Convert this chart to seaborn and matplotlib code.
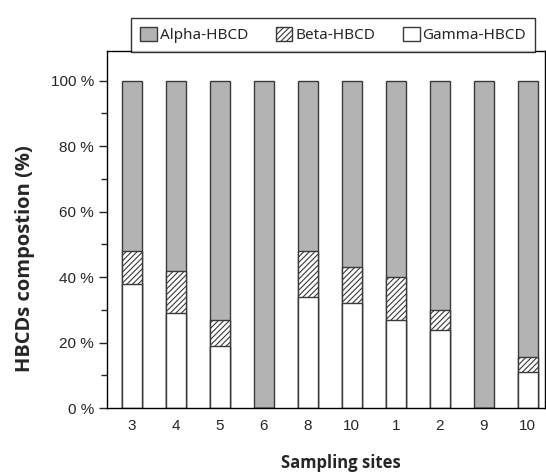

########################################

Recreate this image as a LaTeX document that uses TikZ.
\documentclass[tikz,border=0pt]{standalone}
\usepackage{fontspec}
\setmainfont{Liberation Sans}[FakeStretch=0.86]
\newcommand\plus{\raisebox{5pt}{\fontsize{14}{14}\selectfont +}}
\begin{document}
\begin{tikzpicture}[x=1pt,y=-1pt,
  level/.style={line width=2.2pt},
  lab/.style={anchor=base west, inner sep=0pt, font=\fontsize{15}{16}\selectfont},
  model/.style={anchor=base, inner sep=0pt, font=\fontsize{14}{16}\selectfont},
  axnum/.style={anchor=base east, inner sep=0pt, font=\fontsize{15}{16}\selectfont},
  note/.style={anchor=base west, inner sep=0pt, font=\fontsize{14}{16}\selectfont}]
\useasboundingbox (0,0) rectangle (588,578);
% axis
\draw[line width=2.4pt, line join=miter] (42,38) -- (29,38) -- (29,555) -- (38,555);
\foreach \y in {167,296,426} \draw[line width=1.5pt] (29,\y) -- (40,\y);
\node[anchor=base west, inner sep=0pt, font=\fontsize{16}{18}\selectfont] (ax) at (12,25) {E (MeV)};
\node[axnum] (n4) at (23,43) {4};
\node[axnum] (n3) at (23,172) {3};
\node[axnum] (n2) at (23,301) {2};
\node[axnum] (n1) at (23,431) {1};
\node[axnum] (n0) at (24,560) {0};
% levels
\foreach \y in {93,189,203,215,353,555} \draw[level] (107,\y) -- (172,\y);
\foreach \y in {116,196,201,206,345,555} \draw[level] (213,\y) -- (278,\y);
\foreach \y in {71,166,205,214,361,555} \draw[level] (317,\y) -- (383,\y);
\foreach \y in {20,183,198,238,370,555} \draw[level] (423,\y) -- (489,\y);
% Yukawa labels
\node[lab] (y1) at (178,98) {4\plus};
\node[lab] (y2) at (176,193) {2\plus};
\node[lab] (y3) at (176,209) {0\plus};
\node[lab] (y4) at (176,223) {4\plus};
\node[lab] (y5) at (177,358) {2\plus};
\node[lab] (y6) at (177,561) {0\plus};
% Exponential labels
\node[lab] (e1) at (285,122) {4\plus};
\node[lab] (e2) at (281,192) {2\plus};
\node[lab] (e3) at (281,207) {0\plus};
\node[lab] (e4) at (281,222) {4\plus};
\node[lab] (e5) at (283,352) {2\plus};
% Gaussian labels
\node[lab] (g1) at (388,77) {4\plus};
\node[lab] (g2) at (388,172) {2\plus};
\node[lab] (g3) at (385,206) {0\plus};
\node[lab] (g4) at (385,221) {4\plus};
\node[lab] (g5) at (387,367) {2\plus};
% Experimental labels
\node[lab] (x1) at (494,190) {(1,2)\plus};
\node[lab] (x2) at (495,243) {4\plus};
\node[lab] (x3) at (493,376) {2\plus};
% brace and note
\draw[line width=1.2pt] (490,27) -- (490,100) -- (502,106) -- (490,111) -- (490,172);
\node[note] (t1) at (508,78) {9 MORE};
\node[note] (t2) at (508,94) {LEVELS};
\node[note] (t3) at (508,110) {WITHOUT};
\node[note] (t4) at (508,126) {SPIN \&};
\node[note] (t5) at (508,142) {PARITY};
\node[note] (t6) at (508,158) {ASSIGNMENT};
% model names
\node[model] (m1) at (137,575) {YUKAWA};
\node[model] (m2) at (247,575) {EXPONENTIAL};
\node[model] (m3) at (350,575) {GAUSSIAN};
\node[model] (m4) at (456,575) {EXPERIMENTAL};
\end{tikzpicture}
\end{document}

########################################

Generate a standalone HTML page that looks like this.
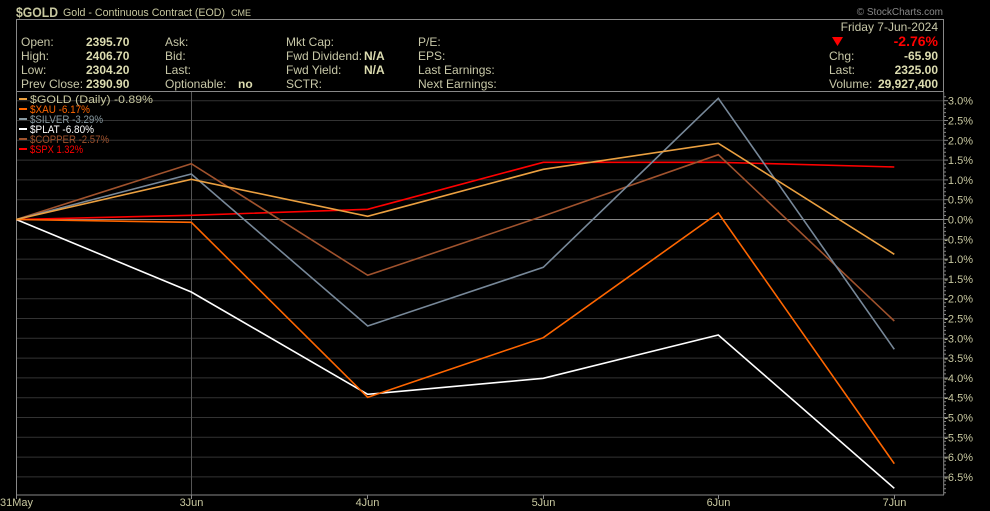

########################################

AIM —
Count each line where the string "that" occurs, and write only the number.

TASK RESPONSE —
2